Crowd-Sourced Calibration: The GEDI Strategy for Empirical Biomass Estimation Using Spaceborne Lidar

Abstract:

The central task in estimating forest biomass from spaceborne sensors is the development of calibration equations that relate observed forest structure to biomass at a variety of spatial scales. Empirical methods generally rely on statistical estimation or machine learning techniques where field-based estimates of biomass at the plot level are associated with post-launch observations of variables such as canopy height and cover. For global-scale mapping the process is complex and leads to a number of questions: How many calibrations are required to capture non-stationarity in the relationships? Where does one calibration begin and another end? Should calibrations be conditioned by biome? Vegetation type? Land-use? Post-launch calibrations lead to further complications, such as the requirement to have sufficient field plot data underneath potentially sparse satellite observations, spatial and temporal mismatches in scale between field plots and pixels, and geolocation uncertainty, both in the plots and the satellite data. The Global Ecosystem Dynamics Investigation (GEDI) is under development by NASA to estimate forest biomass. GEDI will deploy a multi-beam lidar on the International Space Station and provide billions of observations of forest structure per year. Because GEDI uses relatively small footprints, about 25 m diameter, post-launch calibration is exceptionally problematic for the reasons listed earlier.

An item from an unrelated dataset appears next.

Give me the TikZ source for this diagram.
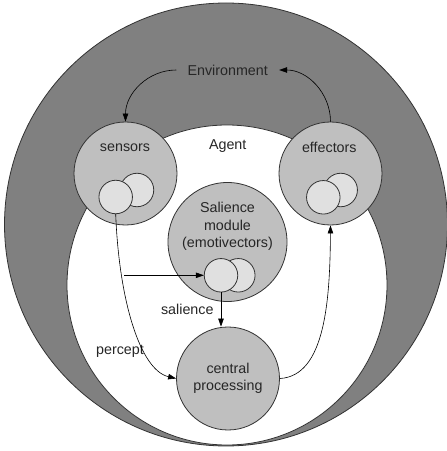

Instead, GEDI will use a kind of "crowd-sourced" calibration strategy where existing lidar observations and the corresponding plot biomass will be assembled from data contributed by the science community. Through a process of continuous updating, calibrations will be refined as more data is ingested. This talk will focus on the GEDI pre-launch calibration strategy and present initial progress on its development, and how it forms the basis for meeting mission biomass requirements.